In the first quarter of 2013, newly installed solar capacity in Japan stood at 1.7GW, with total volume expected to approach 5GW yearly, enabling Japan to become the world’s second largest photovoltaic application market, second only to China.
Mr. Hsu said Solargiga, with its high performance N-type wafers in particular which boast an enviable conversion efficiency of 22-23%, are in high demand by quality-savvy Japanese end-users.
“Japanese consumers traditionally emphasize high quality, and the country offers considerable subsidies and imposes stringent accreditation barriers which are reasons why Japan has the highest average selling prices for PV products.
“Its products even have 10% room for premium, and it is believed that those Chinese enterprises which are able to extend sales channels in Japan can see an improvement in their profitability.”
In the first half, external shipment volume of N-type silicon ingots represented around 81% of Solargiga’s total shipment volume of silicon ingots, with N-type products mainly targeted at the Japanese market.
In Solargiga’s home market of China, Mr. Hsu said the PRC in the first half of 2013 exhibited signs of a PV industry recovery after experiencing more than a year of bleak market conditions, with a steady improvement in supply and demand driving a turnaround in the industry.
“It is anticipated that China’s PV industry will march toward healthy development in the second half of 2013.”
Mr. Hsu said Solargiga established an effective and unique vertically-integrated supply chain that resembles an “inverted pyramid,” thereby gradually completing its transformation from a solar products materials manufacturer to a one-stop service provider of solar power projects which will operate under “Golden Cup” model.
“Under such a model, individual products including ingots, wafer, cells and modules within the supply chain can also be sold separately to third parties.
“As such, satisfactory operating results have been achieved during the period under review.”
Except for supplying production required for downstream wafers of the group, first half external shipment volume of silicon solar ingots rose 16.5% year-on-year to 45.19MW, mainly driven by increasing market demand and business development of major customers.
“Solargiga has secured a leading position in the monocrystalline silicon solar ingot manufacture industry in terms of technology, product quality and quantity.

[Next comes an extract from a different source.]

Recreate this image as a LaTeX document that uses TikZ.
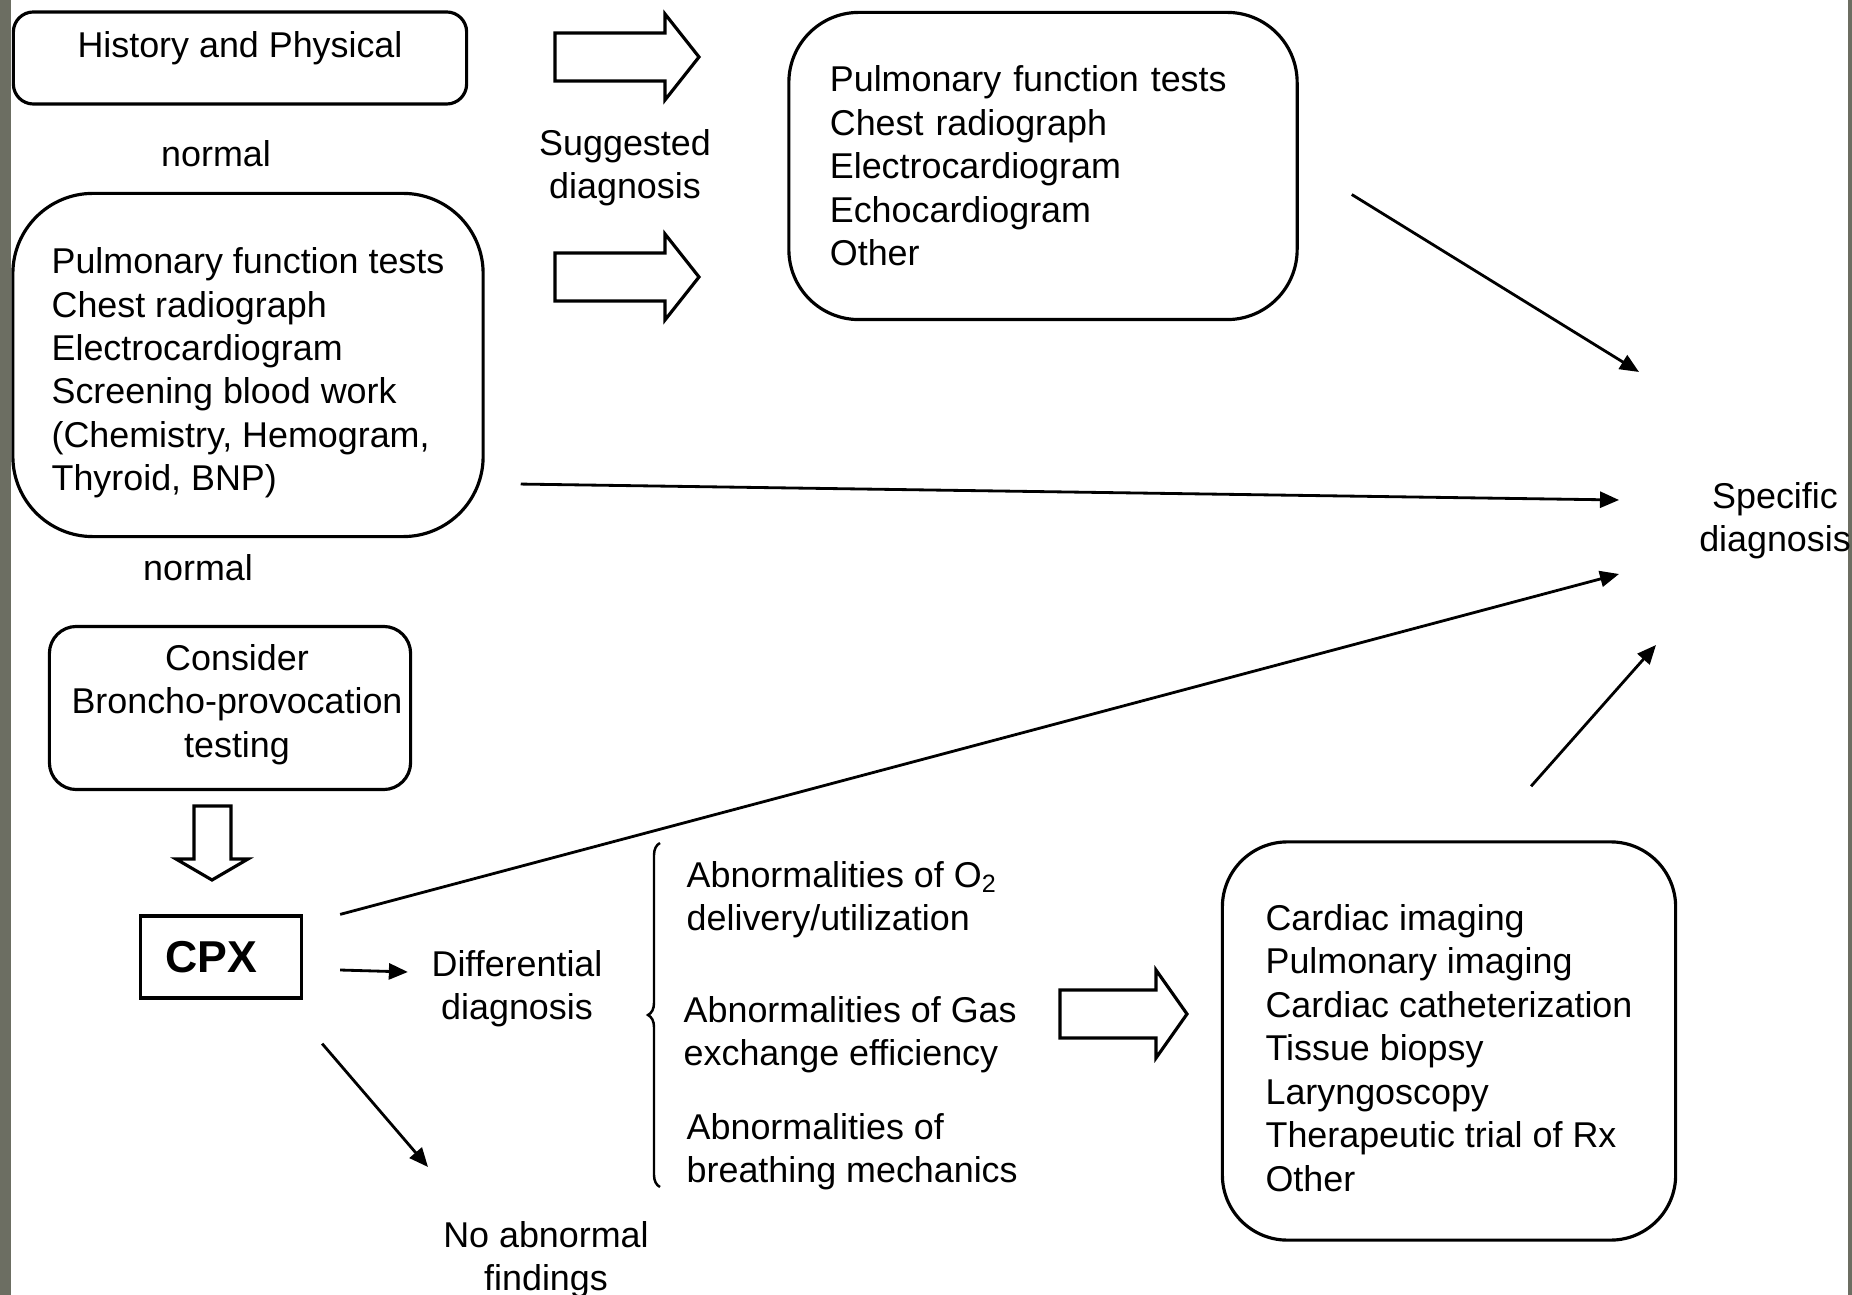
\documentclass[tikz,border=0pt]{standalone}
\usepackage{fontspec}
\setmainfont{Liberation Sans}
\usetikzlibrary{arrows.meta,positioning,decorations.pathreplacing}
\definecolor{edgegray}{RGB}{108,110,98}

\begin{document}
\begin{tikzpicture}[
    x=0.01cm,y=-0.01cm,
    txt/.style={font=\fontsize{10.2}{12.35}\selectfont,align=center,inner sep=0pt},
    rbox/.style={rectangle,draw,line width=0.9pt,
                 font=\fontsize{10.2}{12.35}\selectfont,align=left,inner sep=0pt},
    arr/.style={-{Triangle[length=0.19cm,width=0.16cm]},line width=0.8pt},
    blk/.style={draw,line width=0.9pt,fill=white,line join=miter}
  ]
    \fill[white] (0,0) rectangle (1852,1295);
    \useasboundingbox (0,0) rectangle (1852,1295);
    \fill[edgegray] (0,0) rectangle (11,1295);
    \fill[edgegray] (1848,0) rectangle (1852,1295);

    \node[rbox,rounded corners=0.2cm,minimum width=4.53cm,minimum height=0.92cm,
          align=center,text height=0.25cm,text depth=0.25cm] (hp) at (240,58) {History and Physical};
    \node[txt] (n1) at (216,154) {normal};
    \node[rbox,rounded corners=0.8cm,minimum width=4.70cm,minimum height=3.43cm] (tests) at (248,365) {
      \rule{0pt}{0.42cm}Pulmonary function tests\\
      Chest radiograph\\
      Electrocardiogram\\
      Screening blood work\\
      (Chemistry, Hemogram,\\
      Thyroid, BNP)
    };
    \node[txt] (n2) at (198,568) {normal};
    \node[rbox,rounded corners=0.27cm,minimum width=3.61cm,minimum height=1.63cm,
          align=center] (bpt) at (230,708) {
      \hspace*{0.14cm}Consider\\
      \hspace*{0.14cm}Broncho-provocation\\
      \hspace*{0.14cm}testing\rule[-0.14cm]{0pt}{0pt}
    };
    \node[rectangle,draw,line width=0.9pt,minimum width=1.61cm,minimum height=0.82cm,
          font=\fontsize{12.7}{15}\selectfont\bfseries] (cpx) at (221,957) {CPX\hspace*{0.2cm}};

    \node[txt] (sugg) at (625,168) {Suggested\\diagnosis};
    \node[rbox,rounded corners=0.7cm,text width=4.26cm,inner xsep=0.41cm,
          minimum height=3.07cm] (tests2) at (1043,166) {
      Pulmonary function tests\\
      Chest radiograph\\
      Electrocardiogram\\
      Echocardiogram\\
      Other
    };
    \node[txt] (sd) at (1775,521) {Specific\\diagnosis};

    \node[txt] (diff) at (517,989) {Differential\\diagnosis};
    \node[txt] (noab) at (546,1260) {No abnormal\\findings};
    \node[txt,align=left,anchor=west] (ab1) at (686,900) {Abnormalities of O\textsubscript{2}\\delivery/utilization};
    \node[txt,align=left,anchor=west] (ab2) at (683,1035) {Abnormalities of Gas\\exchange efficiency};
    \node[txt,align=left,anchor=west] (ab3) at (686,1152) {Abnormalities of\\breathing mechanics};
    \node[rbox,rounded corners=0.65cm,minimum width=4.53cm,minimum height=3.98cm] (tests3) at (1449,1041) {
      \rule{0pt}{0.40cm}Cardiac imaging\\
      Pulmonary imaging\\
      Cardiac catheterization\hspace*{0.12cm}\\
      Tissue biopsy\\
      Laryngoscopy\\
      Therapeutic trial of Rx\\
      Other
    };

    \draw[line width=0.7pt,decorate,decoration={brace,amplitude=0.12cm}] (660,1187) -- (660,843);

    \draw[blk] (555,33) -- (665,33) -- (665,14) -- (699,57) -- (665,100) -- (665,81) -- (555,81) -- cycle;
    \draw[blk] (555,253) -- (665,253) -- (665,234) -- (699,277) -- (665,320) -- (665,301) -- (555,301) -- cycle;
    \draw[blk] (194,806) -- (231,806) -- (231,859) -- (248,859) -- (212,880) -- (176,859) -- (194,859) -- cycle;
    \draw[blk] (1060,990) -- (1156,990) -- (1156,970) -- (1187,1014) -- (1156,1058) -- (1156,1038) -- (1060,1038) -- cycle;

    \coordinate[below right=0.285cm and 0.53cm of tests2.east] (t1);
    \coordinate[below right=1.19cm and 0.36cm of tests.east] (t2);
    \coordinate[right=0.37cm of cpx.north east] (t3);
    \coordinate[above right=0.54cm and 0.82cm of tests3.north] (t4);
    \coordinate[below right=0.13cm and 0.37cm of cpx.east] (t5);
    \coordinate[above left=0.17cm and 0.23cm of diff.west] (h5);
    \coordinate[below right=0.44cm and 0.19cm of cpx.south east] (t6);
    \coordinate (h1) at (1639,372);
    \coordinate (h2) at (1619,500);
    \coordinate (h3) at (1619,574);
    \coordinate (h4) at (1656,645);
    \coordinate (h6) at (428,1167);

    \draw[arr] (t1)--(h1);
    \draw[arr] (t2)--(h2);
    \draw[arr] (t3)--(h3);
    \draw[arr] (t4)--(h4);
    \draw[arr] (t5)--(h5);
    \draw[arr] (t6)--(h6);
  \end{tikzpicture}
\end{document}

“We are also constantly striving to reduce the cost of power generation per Watt so as to strengthen our capability of extending our reach into other regions, including emerging markets,” Mr. Hsu said.
Solargiga CFO Mr. Roger Wang shared Mr. Hsu’s optimism on future prospects.
“We expect production costs to remain stable going forward.
“We also anticipate better overall performance in the second half, with Sharp expected to be a major revenue driver for us, and we still expect more business from Japan’s Kyocera as we also continue looking to move into more markets other than Japan,” Mr. Wang said.
In July, speaking to investors in Shenzhen at the Aries Consulting-organized “Scaling New Heights Investor Conference 2013,” Mr. Wang predicted that Solargiga would shift to a positive gross margin, which it did in the first half, with an interim GPM of 2.3% versus a year-earlier gross loss margin of 31.9%.